SPORT
Lijewski: Możemy to zrzucić na barki tego, co się działo z Kolstad
– Cieszymy się na pewno z tego, że wszyscy są zdrowi i po meczu nikt nie narzeka na urazy – komentował po sobotniej wygranej w Hali Legionów z Eneą MKS Kalisz Krzysztof Lijewski. Jego podopieczni wygrali 39:28.
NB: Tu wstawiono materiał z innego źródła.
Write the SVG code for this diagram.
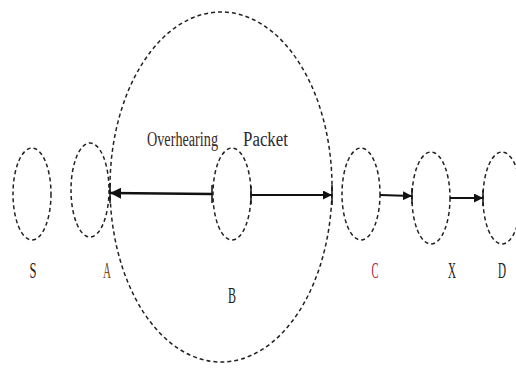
<svg xmlns="http://www.w3.org/2000/svg" width="516" height="373" viewBox="0 0 516 373">
<style>
.n{fill:none;stroke:#222;stroke-width:1.5;stroke-dasharray:4 3}
.e{stroke:#111;stroke-width:2;fill:none}
.t{stroke:#111;stroke-width:1.5}
.l{font-family:"Liberation Serif",serif;font-size:20px;fill:#222}
.s{font-family:"Liberation Serif",serif;font-size:23px;fill:#222}
</style>
<defs>
<marker id="ah" viewBox="0 0 10 10" refX="10" refY="5" markerWidth="4.5" markerHeight="4.5" orient="auto-start-reverse" markerUnits="strokeWidth">
<path d="M0,0 L10,5 L0,10 z" fill="#111"/>
</marker>
</defs>
<rect width="516" height="373" fill="#fff"/>
<g id="B-range"><ellipse class="n" cx="221" cy="187" rx="111" ry="175"/></g>
<g id="S"><ellipse class="n" cx="32" cy="194" rx="19" ry="46"/><text class="s" x="33" y="278" text-anchor="middle" textLength="7" lengthAdjust="spacingAndGlyphs">S</text></g>
<g id="A"><ellipse class="n" cx="90" cy="190" rx="19" ry="47"/><text class="s" x="107" y="278" text-anchor="middle" textLength="8" lengthAdjust="spacingAndGlyphs" style="fill:#7a4a20">A</text></g>
<g id="B"><ellipse class="n" cx="232" cy="194" rx="19" ry="46"/><text class="s" x="232" y="303" text-anchor="middle" textLength="8" lengthAdjust="spacingAndGlyphs">B</text></g>
<g id="C"><ellipse class="n" cx="361" cy="194" rx="19" ry="46"/><text class="s" x="375" y="278" text-anchor="middle" textLength="7" lengthAdjust="spacingAndGlyphs" style="fill:#b02040">C</text></g>
<g id="X"><ellipse class="n" cx="431" cy="198" rx="19" ry="46"/><text class="s" x="452" y="278" text-anchor="middle" textLength="8" lengthAdjust="spacingAndGlyphs">X</text></g>
<g id="D"><ellipse class="n" cx="502" cy="198" rx="19" ry="46"/><text class="s" x="502" y="278" text-anchor="middle" textLength="8" lengthAdjust="spacingAndGlyphs">D</text></g>
<g id="labels">
<text class="l" x="147" y="146" textLength="71" lengthAdjust="spacingAndGlyphs" style="fill:#3a2a2a">Overhearing</text>
<text class="l" x="243" y="146" textLength="45" lengthAdjust="spacingAndGlyphs" style="fill:#2a2a3a">Packet</text>
</g>
<g id="connectors">
<line class="e" x1="212" y1="194" x2="110" y2="193" style="stroke-width:2.5" marker-end="url(#ah)"/>
<line class="e" x1="251" y1="195" x2="332" y2="195" marker-end="url(#ah)"/>
<line class="e" x1="380" y1="195" x2="412" y2="196" marker-end="url(#ah)"/>
<line class="e" x1="450" y1="198" x2="483" y2="198" marker-end="url(#ah)"/>
<line class="t" x1="212" y1="185" x2="212" y2="203"/>
<line class="t" x1="251" y1="186" x2="251" y2="204"/>
<line class="t" x1="110" y1="183" x2="110" y2="203"/>
<line class="t" x1="332" y1="185" x2="332" y2="205"/>
<line class="t" x1="412" y1="188" x2="412" y2="204"/>
<line class="t" x1="483" y1="190" x2="483" y2="206"/>
</g>
</svg>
Krzysztof Lijewski, drugi trener Industrii Kielce: – Pierwsza połowa nie była najlepsza w naszym wykonaniu. Widać było po nas duże zmęczenie i ociężałe nogi. To też jednak możemy zrzucić na barki tego, co się działo z Kolstad. Potem mieliśmy ciężką podróż, plus wiadomo, w jak ograniczonym składzie gramy. Nie możemy z Talantem oczekiwać, że w tym meczu padnie rekord bramkowy, czy obrona będzie super szczelna. Swoje zadanie wykonaliśmy bardzo dobrze, nawet do przerwy, gdy wynik nie był tak przekonujący. Wiedzieliśmy, że jak podkręcimy tempo, to złapiemy Kalisz. Kilka akcji do naszych obrotowych, dodajmy do tego dobrze rozegraną zagrywkę i interwencje w obronie, a to pozwoli nam wyskoczyć do kontry i odskoczyć na jeszcze większą różnicę bramek, pozwalając kontrolować mecz do końca.